WRITTEN TASK: Take every line from the first down to the line with "plt.rcParams['font.family'] = ['Liberation" and set it down exactly, without the pictures.

═══

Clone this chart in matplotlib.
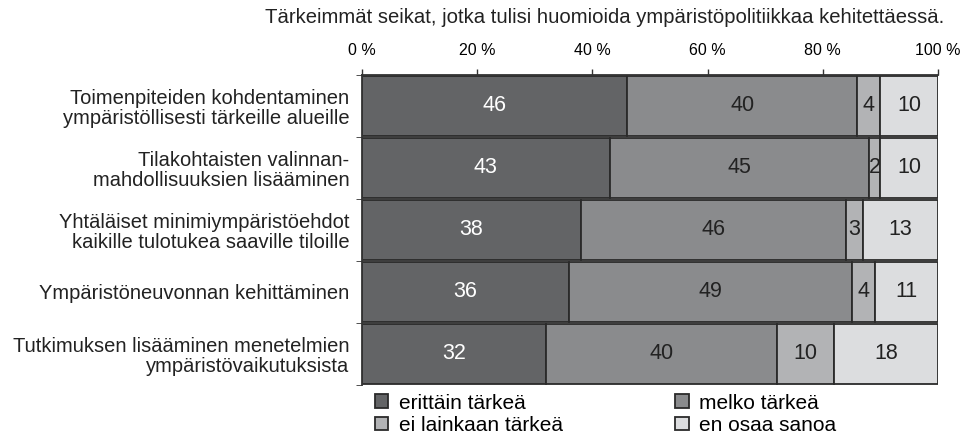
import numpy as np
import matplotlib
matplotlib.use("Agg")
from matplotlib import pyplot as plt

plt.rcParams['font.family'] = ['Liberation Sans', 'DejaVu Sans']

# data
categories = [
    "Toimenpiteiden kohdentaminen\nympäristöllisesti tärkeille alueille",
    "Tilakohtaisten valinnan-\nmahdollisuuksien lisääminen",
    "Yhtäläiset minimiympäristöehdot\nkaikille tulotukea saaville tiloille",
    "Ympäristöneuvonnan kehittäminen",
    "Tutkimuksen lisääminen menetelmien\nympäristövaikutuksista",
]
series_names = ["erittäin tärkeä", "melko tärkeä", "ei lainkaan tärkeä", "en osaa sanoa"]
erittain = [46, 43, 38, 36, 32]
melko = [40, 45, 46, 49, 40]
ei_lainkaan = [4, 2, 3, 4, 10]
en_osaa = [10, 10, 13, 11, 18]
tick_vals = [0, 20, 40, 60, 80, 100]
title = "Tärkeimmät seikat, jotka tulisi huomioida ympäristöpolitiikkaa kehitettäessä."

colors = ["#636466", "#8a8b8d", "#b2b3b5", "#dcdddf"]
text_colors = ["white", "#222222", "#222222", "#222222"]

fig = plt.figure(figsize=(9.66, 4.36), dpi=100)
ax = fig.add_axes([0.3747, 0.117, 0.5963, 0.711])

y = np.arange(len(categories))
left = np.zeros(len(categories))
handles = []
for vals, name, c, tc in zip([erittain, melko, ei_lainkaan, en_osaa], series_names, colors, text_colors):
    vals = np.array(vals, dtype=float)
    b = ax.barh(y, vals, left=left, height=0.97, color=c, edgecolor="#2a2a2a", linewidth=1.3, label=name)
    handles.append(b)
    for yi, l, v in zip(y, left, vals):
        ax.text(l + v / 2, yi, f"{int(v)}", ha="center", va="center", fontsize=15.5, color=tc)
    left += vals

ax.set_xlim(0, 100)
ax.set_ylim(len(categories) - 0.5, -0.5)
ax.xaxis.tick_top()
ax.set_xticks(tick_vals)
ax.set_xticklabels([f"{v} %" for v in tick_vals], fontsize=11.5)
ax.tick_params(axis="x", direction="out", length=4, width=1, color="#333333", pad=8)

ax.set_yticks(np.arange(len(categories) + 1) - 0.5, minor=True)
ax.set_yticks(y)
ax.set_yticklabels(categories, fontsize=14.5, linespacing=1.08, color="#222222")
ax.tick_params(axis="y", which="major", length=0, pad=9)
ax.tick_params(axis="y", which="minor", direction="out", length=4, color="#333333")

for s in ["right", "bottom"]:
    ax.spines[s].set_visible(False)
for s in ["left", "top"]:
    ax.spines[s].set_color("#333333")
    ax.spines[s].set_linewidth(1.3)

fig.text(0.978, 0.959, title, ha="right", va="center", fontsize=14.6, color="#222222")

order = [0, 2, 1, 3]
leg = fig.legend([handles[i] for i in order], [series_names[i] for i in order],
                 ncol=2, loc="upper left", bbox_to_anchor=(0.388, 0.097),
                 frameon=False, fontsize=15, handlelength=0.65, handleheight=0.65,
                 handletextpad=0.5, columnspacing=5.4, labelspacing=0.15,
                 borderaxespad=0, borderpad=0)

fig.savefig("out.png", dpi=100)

═══

EXERCISE RESPONSE:
Clone this chart in matplotlib.
import numpy as np
import matplotlib
matplotlib.use("Agg")
from matplotlib import pyplot as plt

plt.rcParams['font.family'] = ['Liberation Sans', 'DejaVu Sans']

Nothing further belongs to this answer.